All around the country homeschool conventions are popping up full of the newest curriculum and educational resources available.  Most have tons of classes and speakers, and they can be a great place to begin when you are starting your homeschool journey.  However, thousands of square feet of convention hall full of hundreds of publishers can also be incredibly overwhelming.  So I thought I’d share my 10 tips for new homeschoolers attending their first homeschool convention.

homeschool convention tips Homeschool Convention Top Ten Tips:

  1. Do a little research before you go. My biggest piece of advice is to get a general idea of what you think you are looking for in a curriculum, and then mark those booths that seem to be what you want.  You can even make a homeschool convention board on Pinterest to keep track of what you want to see. Start with these booths so that you’ll be sure to have enough time to see everything they have to offer.  Then decide what you like and dislike about the curriculum before exploring other booths.
  2. Keep an open mind. Once you’ve done your research, seen your top contenders, and determined what you like and don’t like about them, it’s time to branch out.  There’s usually one subject where I don’t feel strongly about any particular publisher.  If you feel that way too, then start there.  Go around to other booths that offer curriculum in that subject and do the same evaluation you did in #1.  If you keep an open mind, you might find that what you thought you wanted isn’t really what you end up getting.  I’ve found some great curriculum this way over the years.
  3. Attend classes. Most likely there will be classes at the homeschool convention for new homeschoolers, and these can be an invaluable source of information and encouragement.  Take notes so that you can reflect when you get home on all that you saw and heard.  Often publishers will also hold classes, and attending these can give you a better insight into that curriculum and whether or not it will work for your family.

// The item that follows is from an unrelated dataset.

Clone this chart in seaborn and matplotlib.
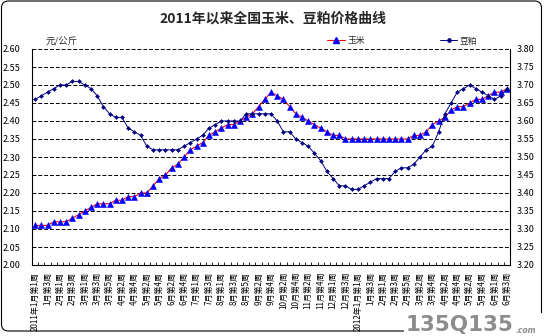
import numpy as np
import pandas as pd
import matplotlib
matplotlib.use("Agg")
import matplotlib.pyplot as plt
import seaborn as sns
from matplotlib.lines import Line2D
from matplotlib.patches import FancyBboxPatch, Rectangle
from matplotlib.transforms import IdentityTransform

# Weekly national average prices, yuan per kg
corn = [
    2.11, 2.11, 2.11, 2.12, 2.12, 2.12, 2.13, 2.14, 2.15, 2.16,
    2.17, 2.17, 2.17, 2.18, 2.18, 2.19, 2.19, 2.20, 2.20, 2.22,
    2.24, 2.25, 2.27, 2.28, 2.30, 2.32, 2.33, 2.34, 2.36, 2.37,
    2.38, 2.39, 2.39, 2.40, 2.41, 2.42, 2.44, 2.46, 2.48, 2.47,
    2.46, 2.44, 2.42, 2.41, 2.40, 2.39, 2.38, 2.37, 2.36, 2.36,
    2.35, 2.35, 2.35, 2.35, 2.35, 2.35, 2.35, 2.35, 2.35, 2.35,
    2.35, 2.36, 2.36, 2.37, 2.39, 2.40, 2.41, 2.43, 2.44, 2.44,
    2.45, 2.46, 2.46, 2.47, 2.48, 2.48, 2.49,
]
soymeal = [
    3.66, 3.67, 3.68, 3.69, 3.70, 3.70, 3.71, 3.71, 3.70, 3.69,
    3.67, 3.64, 3.62, 3.61, 3.61, 3.58, 3.57, 3.56, 3.53, 3.52,
    3.52, 3.52, 3.52, 3.52, 3.53, 3.54, 3.55, 3.56, 3.58, 3.59,
    3.60, 3.60, 3.60, 3.60, 3.62, 3.62, 3.62, 3.62, 3.62, 3.60,
    3.57, 3.57, 3.55, 3.54, 3.53, 3.51, 3.49, 3.46, 3.44, 3.42,
    3.42, 3.41, 3.41, 3.42, 3.43, 3.44, 3.44, 3.44, 3.46, 3.47,
    3.47, 3.48, 3.50, 3.52, 3.53, 3.57, 3.62, 3.65, 3.68, 3.69,
    3.70, 3.69, 3.68, 3.67, 3.66, 3.67, 3.69,
]
# Labels shown on every second week
tick_labels = [
    "2011年1月第1周", "1月第3周", "2月第1周", "2月第3周", "3月第1周",
    "3月第3周", "3月第5周", "4月第2周", "4月第4周", "5月第2周",
    "5月第4周", "6月第2周", "6月第4周", "7月第1周", "7月第3周",
    "8月第1周", "8月第3周", "8月第5周", "9月第2周", "9月第4周",
    "10月第2周", "10月第4周", "11月第2周", "11月第4周", "12月第1周",
    "12月第3周", "2012年1月第1周", "1月第3周", "2月第1周", "2月第3周",
    "2月第5周", "3月第2周", "3月第4周", "4月第2周", "4月第4周",
    "5月第2周", "5月第4周", "6月第1周", "6月第3周",
]
left_ticks = np.round(np.arange(2.00, 2.601, 0.05), 2)
right_ticks = np.round(np.arange(3.20, 3.801, 0.05), 2)

sns.set_theme(style="white")
plt.rcParams["font.family"] = ["Noto Sans CJK SC", "DejaVu Sans"]
plt.rcParams["axes.unicode_minus"] = False

W, H = 546, 336
fig = plt.figure(figsize=(W / 100, H / 100), dpi=100, facecolor="white")
x0, x1, y_top, y_bot = 32, 510, 49, 265
ax = fig.add_axes([x0 / W, 1 - y_bot / H, (x1 - x0) / W, (y_bot - y_top) / H])
ax.set_facecolor("white")
ax2 = ax.twinx()

df = pd.DataFrame({"week": np.arange(len(corn)), "corn": corn, "meal": soymeal})

sns.lineplot(data=df, x="week", y="corn", ax=ax, color="#FF0000", lw=0.8,
             marker="^", markersize=4.9, markerfacecolor="#0000FF",
             markeredgecolor="#0000FF", markeredgewidth=0.4, zorder=3)
sns.lineplot(data=df, x="week", y="meal", ax=ax2, color="#000080", lw=0.7,
             marker="D", markersize=2.1, markerfacecolor="#000080",
             markeredgecolor="#000080", markeredgewidth=0.3, zorder=4)

n = len(corn)
ax.set_xlim(-0.5, n - 0.5)
ax.set_ylim(2.0, 2.6)
ax2.set_ylim(3.2, 3.8)
ax.set_xlabel("")
ax.set_ylabel("")
ax2.set_ylabel("")

ax.set_yticks(left_ticks)
ax.set_yticklabels([f"{v:.2f}" for v in left_ticks], fontsize=6.5)
ax2.set_yticks(right_ticks)
ax2.set_yticklabels([f"{v:.2f}" for v in right_ticks], fontsize=6.5)
ax.tick_params(axis="y", length=0, pad=8.5, colors="black")
ax2.tick_params(axis="y", length=0, pad=5, colors="black")

ax.set_xticks(np.arange(0, n, 2))
ax.set_xticklabels(tick_labels, rotation=90, fontsize=5.8)
ax.set_xticks(np.arange(-0.5, n, 1), minor=True)
ax.tick_params(axis="x", which="major", length=0, pad=5, colors="black")
ax.tick_params(axis="x", which="minor", direction="in", length=2, width=0.6,
               color="black", bottom=True)

ax.yaxis.grid(True, color="black", linestyle=(0, (4, 2)), lw=0.7)
ax.xaxis.grid(False)
ax2.grid(False)

for a in (ax, ax2):
    a.spines["top"].set_visible(False)
ax2.spines["left"].set_visible(False)
ax2.spines["bottom"].set_visible(False)
ax.spines["right"].set_visible(False)
for s in ("left", "bottom"):
    ax.spines[s].set_color("black")
    ax.spines[s].set_linewidth(0.8)
ax2.spines["right"].set_color("black")
ax2.spines["right"].set_linewidth(0.8)

fig.text(273 / W, 1 - 19 / H, "2011年以来全国玉米、豆粕价格曲线",
         ha="center", va="center", fontsize=10, fontweight="bold")
fig.text(46 / W, 1 - 42 / H, "元/公斤", ha="left", va="center",
         fontsize=6.8, style="italic")

handles = [
    Line2D([], [], color="#FF0000", lw=0.8, marker="^", markersize=4.9,
           markerfacecolor="#0000FF", markeredgecolor="#0000FF"),
    Line2D([], [], color="#000080", lw=0.7, marker="D", markersize=2.1,
           markerfacecolor="#000080", markeredgecolor="#000080"),
]
fig.legend(handles, ["玉米", "豆粕"], ncol=2, loc="center left",
           bbox_to_anchor=(327 / W, 1 - 41 / H), frameon=False, fontsize=6.3,
           handlelength=2.0, handletextpad=0.3, columnspacing=8.6,
           borderpad=0, borderaxespad=0)

# Rounded outer frame
frame = FancyBboxPatch((1.5, 5.0), 540, 330, boxstyle="round,pad=0,rounding_size=7",
                       transform=IdentityTransform(), fill=False,
                       edgecolor="black", lw=0.8)
fig.patches.append(frame)

# Site mark in the lower right corner
fig.patches.append(Rectangle((404, 0), 142, 23, transform=IdentityTransform(),
                             facecolor="white", edgecolor="none", zorder=5))
fig.text(406 / W, 0.5 / H, "135Q135", ha="left", va="bottom", fontsize=15.5,
         fontweight="bold", color="#8c8c8c", family="DejaVu Sans", zorder=6)
fig.text(516 / W, 1.0 / H, ".com", ha="left", va="bottom", fontsize=5.5,
         fontweight="bold", style="italic", color="#8c8c8c",
         family="DejaVu Sans", zorder=6)

fig.savefig("out.png", dpi=100, facecolor="white")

  4. Set a budget for ‘extras.’ I know you think you will be able to resist all the cool offerings of educational resources and stick to just the books you need , but trust me, you’re going to find something that will just really get your kids interested in what you’re teaching, or be super fun, or make your life way easier.  Set a budget before you go for the little extras that you are going to find so that you can indulge but not break the bank.
  5. You can’t teach it all. While I’m sure there’s a homeschool family somewhere that has their kindergartener reading the New Testament in the original Greek while they decline their Latin and build robots for an MIT science competition, if you’re not that family it’s okay.  There is far more available than you will ever be able to teach.  Remember what your goals are for your homeschool, and resist the urge to try and do it all.  Do what’s right for your child and your family for this year.
  6. Focus on this year. I always like to get an idea while I’m at a homeschool convention of what I might want to teach in the future, but sometimes it’s hard to focus on the here and now.  Know what subjects you want to teach before you go, and try to limit yourself to those areas.  Keep a list in your convention brochure to keep you on task.
  7. Go more than one day. If it’s at all financially feasible, attend the convention for at least 2 days.  It’s almost impossible to go to all the classes and see all the booths you want in just 1 day, and that can also lead to impulse buying.  If you’re able to go for 2 days, spend the first gathering information, and then when you get back to the hotel go over it again.
  8. Don’t buy anything on day 1. If you are able to go for more than a day, your wallet will thank you for waiting until the 2nd day before buying anything.  Mark your convention program with the booths you want to purchase from and how much the items are.  This gives you time to get some perspective and add up the costs of what you think you want.  That way on day 2 you can go straight to the booth and make your purchases, giving you a better chance of sticking to your budget.
  9. Collect cards and flyers for later. If you see a really great booth that has something you know you might want later or for another school year, grab a card and a flyer to bring home.  You can keep these in a file so that when you go to plan the next school year you have them.  My favorite thing to do is to look up the websites when I get home and pin them to my Pinterest boards.  Then I can access them whenever I need them and they can stay organized by subject.
  10. Breathe. There’s a lot of good stuff out there.  You’ll never be able to teach it all.  Don’t get overwhelmed or discouraged by that.  You are going to do amazing, and curriculum is just a tool to help you explore God’s creation.  There’s no need to worry about what others are doing – they don’t have your kids or your circumstances.  Take a deep breath and enjoy this remarkable journey of educating your kids.  It’s gonna be alright!